TASK BRIEF:
Below this line are records; write out exactly the lines from the one containing "Rebuild this chart" through the one containing "var svg = d3.select('svg');", with the pictures left out.

RECORD SET:
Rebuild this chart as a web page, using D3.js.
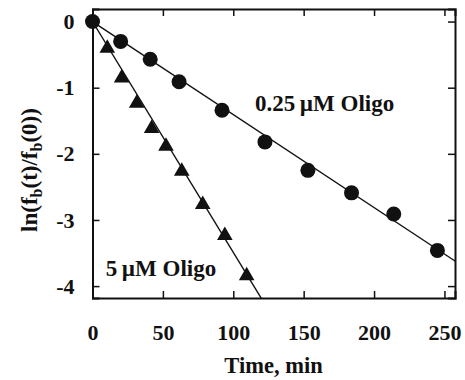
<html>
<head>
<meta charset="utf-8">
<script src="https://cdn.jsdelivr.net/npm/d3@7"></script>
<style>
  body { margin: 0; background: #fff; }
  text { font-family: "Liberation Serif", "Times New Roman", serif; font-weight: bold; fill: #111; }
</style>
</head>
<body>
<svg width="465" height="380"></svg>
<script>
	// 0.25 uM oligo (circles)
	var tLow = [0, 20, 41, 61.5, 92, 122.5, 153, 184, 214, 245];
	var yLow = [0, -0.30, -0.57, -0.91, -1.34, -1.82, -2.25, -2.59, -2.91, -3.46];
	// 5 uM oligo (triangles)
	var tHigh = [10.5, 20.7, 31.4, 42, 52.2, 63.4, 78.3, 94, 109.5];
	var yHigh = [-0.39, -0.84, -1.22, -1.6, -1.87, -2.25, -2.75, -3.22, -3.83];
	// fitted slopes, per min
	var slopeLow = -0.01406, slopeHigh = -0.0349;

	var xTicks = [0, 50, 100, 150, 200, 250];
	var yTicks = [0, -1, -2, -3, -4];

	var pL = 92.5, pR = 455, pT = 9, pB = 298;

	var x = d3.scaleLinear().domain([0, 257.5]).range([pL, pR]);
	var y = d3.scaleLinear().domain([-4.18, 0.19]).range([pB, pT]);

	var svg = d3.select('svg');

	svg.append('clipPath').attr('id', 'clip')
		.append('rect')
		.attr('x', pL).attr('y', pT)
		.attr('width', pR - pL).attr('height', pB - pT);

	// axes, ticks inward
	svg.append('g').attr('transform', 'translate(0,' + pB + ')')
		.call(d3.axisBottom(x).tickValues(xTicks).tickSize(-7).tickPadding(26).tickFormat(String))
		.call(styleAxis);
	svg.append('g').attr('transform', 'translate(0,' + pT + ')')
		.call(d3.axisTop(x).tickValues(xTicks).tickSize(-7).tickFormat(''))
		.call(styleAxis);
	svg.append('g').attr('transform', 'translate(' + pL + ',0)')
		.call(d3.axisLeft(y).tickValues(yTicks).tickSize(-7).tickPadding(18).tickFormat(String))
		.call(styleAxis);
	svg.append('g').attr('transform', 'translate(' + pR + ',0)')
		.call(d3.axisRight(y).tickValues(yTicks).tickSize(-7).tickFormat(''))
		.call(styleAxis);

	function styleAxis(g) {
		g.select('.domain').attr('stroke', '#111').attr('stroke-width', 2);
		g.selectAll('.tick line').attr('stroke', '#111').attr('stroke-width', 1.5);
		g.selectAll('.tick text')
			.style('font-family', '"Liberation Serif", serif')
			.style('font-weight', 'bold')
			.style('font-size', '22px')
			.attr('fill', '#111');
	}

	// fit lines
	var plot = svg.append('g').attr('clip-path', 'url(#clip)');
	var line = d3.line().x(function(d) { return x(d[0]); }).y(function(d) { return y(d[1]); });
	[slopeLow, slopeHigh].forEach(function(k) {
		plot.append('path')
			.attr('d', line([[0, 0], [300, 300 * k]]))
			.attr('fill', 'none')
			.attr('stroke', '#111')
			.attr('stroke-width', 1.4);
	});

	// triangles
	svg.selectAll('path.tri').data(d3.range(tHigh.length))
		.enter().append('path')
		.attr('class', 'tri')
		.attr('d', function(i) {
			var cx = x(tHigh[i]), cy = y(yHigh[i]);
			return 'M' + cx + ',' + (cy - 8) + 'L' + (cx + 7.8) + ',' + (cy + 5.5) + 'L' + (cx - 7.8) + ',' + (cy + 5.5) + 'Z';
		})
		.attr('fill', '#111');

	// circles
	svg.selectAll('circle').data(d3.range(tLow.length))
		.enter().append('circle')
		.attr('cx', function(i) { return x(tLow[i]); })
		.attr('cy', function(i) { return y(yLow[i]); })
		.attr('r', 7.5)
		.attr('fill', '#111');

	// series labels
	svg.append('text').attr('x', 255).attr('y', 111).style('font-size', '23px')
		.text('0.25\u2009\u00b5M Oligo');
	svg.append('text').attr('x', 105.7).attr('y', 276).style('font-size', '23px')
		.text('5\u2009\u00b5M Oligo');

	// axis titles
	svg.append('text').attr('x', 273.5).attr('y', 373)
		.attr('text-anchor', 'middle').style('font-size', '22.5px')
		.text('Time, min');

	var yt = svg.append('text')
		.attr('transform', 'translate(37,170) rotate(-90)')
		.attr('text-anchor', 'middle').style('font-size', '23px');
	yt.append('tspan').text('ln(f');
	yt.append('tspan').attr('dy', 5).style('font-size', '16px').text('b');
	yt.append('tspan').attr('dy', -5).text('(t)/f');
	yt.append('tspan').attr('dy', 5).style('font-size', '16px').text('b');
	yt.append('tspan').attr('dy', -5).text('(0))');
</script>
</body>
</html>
...
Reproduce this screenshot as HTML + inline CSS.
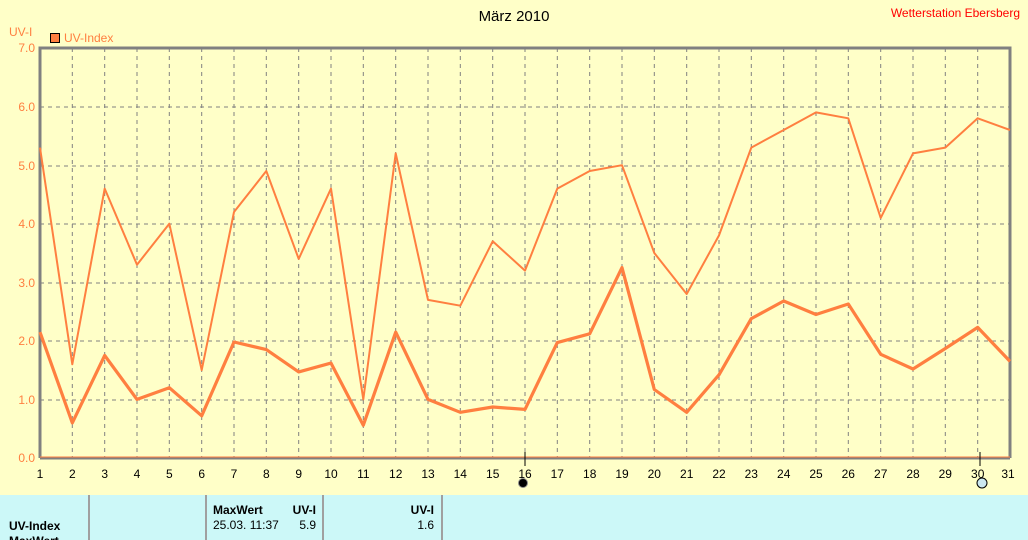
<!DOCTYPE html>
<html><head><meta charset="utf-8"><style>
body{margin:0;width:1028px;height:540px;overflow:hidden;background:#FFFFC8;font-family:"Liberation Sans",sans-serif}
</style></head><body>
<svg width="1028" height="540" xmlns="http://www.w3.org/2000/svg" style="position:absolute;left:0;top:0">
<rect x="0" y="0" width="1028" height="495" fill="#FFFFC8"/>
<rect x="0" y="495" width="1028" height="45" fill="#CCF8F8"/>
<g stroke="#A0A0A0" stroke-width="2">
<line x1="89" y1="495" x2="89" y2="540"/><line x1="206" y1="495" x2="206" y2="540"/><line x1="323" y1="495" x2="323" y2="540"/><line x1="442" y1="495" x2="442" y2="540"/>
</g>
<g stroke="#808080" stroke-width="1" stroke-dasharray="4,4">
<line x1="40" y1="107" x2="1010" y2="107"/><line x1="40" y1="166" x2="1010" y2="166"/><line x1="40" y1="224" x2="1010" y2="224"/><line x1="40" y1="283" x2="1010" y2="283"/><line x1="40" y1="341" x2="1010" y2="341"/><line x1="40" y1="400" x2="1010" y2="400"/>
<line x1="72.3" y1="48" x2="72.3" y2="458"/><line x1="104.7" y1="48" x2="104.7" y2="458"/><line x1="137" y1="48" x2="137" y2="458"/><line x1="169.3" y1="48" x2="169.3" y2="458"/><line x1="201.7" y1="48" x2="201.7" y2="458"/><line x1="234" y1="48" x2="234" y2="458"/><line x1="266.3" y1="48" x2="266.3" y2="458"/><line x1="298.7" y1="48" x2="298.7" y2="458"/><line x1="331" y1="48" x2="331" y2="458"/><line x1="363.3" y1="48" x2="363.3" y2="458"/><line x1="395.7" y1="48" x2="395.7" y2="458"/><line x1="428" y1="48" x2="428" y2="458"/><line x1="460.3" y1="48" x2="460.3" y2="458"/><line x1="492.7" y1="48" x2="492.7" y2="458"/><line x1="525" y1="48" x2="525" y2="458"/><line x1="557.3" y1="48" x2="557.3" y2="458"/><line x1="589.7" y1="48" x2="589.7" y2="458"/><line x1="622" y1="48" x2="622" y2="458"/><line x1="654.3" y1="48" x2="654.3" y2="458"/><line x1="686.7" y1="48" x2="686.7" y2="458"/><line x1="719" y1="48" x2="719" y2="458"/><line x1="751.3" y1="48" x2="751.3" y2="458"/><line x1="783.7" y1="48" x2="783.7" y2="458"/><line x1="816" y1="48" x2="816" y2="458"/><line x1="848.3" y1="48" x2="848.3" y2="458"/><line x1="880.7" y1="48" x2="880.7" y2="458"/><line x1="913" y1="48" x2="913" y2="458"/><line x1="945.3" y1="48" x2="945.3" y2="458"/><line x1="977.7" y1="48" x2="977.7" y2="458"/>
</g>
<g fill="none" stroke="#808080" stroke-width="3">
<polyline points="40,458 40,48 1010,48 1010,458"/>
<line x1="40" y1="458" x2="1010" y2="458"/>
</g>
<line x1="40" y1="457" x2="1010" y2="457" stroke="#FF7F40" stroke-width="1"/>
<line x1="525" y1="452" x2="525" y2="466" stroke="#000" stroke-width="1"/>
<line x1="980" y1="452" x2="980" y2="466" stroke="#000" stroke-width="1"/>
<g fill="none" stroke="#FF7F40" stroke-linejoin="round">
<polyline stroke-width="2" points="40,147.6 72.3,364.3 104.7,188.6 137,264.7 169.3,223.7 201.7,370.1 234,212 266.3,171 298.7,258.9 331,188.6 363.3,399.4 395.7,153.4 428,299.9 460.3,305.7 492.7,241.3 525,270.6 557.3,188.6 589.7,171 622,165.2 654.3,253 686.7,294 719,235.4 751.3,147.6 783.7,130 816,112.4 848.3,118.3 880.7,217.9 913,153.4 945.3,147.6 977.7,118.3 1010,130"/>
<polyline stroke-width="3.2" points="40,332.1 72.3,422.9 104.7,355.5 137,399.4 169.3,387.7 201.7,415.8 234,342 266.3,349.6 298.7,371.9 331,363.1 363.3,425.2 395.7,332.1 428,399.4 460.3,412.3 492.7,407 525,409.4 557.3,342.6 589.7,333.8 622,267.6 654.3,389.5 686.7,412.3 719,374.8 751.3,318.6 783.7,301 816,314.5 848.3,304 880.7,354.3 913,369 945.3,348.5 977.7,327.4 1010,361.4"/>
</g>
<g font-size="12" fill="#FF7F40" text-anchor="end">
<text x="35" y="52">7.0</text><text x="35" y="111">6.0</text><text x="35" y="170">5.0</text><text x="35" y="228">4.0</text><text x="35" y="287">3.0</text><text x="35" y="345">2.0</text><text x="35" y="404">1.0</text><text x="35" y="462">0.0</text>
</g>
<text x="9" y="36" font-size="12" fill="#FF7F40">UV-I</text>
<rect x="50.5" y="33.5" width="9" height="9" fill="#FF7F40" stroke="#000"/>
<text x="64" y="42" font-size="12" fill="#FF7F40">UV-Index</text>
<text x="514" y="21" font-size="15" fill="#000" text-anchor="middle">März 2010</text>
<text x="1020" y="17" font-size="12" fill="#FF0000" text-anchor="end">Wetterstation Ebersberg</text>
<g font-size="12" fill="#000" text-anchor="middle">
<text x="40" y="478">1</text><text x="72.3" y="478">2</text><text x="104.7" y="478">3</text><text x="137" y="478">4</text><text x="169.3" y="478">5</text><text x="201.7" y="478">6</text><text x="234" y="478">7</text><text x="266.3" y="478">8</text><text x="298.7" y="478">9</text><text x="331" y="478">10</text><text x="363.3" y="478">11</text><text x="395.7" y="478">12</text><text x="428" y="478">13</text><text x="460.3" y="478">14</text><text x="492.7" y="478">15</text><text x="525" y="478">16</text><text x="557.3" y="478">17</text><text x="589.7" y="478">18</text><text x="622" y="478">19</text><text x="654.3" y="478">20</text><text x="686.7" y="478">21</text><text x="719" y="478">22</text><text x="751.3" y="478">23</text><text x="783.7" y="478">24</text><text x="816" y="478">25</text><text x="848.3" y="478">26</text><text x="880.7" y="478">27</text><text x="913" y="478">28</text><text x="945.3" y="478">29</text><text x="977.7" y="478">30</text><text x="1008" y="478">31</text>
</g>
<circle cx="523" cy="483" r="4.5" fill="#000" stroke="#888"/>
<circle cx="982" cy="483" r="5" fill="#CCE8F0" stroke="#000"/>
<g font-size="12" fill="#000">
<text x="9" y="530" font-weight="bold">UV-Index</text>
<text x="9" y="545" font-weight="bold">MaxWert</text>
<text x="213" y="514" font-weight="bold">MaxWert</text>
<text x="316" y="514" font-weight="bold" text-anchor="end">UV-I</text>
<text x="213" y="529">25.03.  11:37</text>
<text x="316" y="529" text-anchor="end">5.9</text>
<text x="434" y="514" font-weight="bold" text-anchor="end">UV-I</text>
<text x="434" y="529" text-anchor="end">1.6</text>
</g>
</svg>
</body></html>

RESPONSE:
Rebuild this chart as a web page, using D3.js.
<html>
<head>
<meta charset="utf-8">
<script src="https://cdn.jsdelivr.net/npm/d3@7"></script>
<style>
  body { margin: 0; background: #fff; }
  text { font-family: "Liberation Serif", "Times New Roman", serif; font-weight: bold; fill: #111; }
</style>
</head>
<body>
<svg width="465" height="380"></svg>
<script>
	// 0.25 uM oligo (circles)
	var tLow = [0, 20, 41, 61.5, 92, 122.5, 153, 184, 214, 245];
	var yLow = [0, -0.30, -0.57, -0.91, -1.34, -1.82, -2.25, -2.59, -2.91, -3.46];
	// 5 uM oligo (triangles)
	var tHigh = [10.5, 20.7, 31.4, 42, 52.2, 63.4, 78.3, 94, 109.5];
	var yHigh = [-0.39, -0.84, -1.22, -1.6, -1.87, -2.25, -2.75, -3.22, -3.83];
	// fitted slopes, per min
	var slopeLow = -0.01406, slopeHigh = -0.0349;

	var xTicks = [0, 50, 100, 150, 200, 250];
	var yTicks = [0, -1, -2, -3, -4];

	var pL = 92.5, pR = 455, pT = 9, pB = 298;

	var x = d3.scaleLinear().domain([0, 257.5]).range([pL, pR]);
	var y = d3.scaleLinear().domain([-4.18, 0.19]).range([pB, pT]);

	var svg = d3.select('svg');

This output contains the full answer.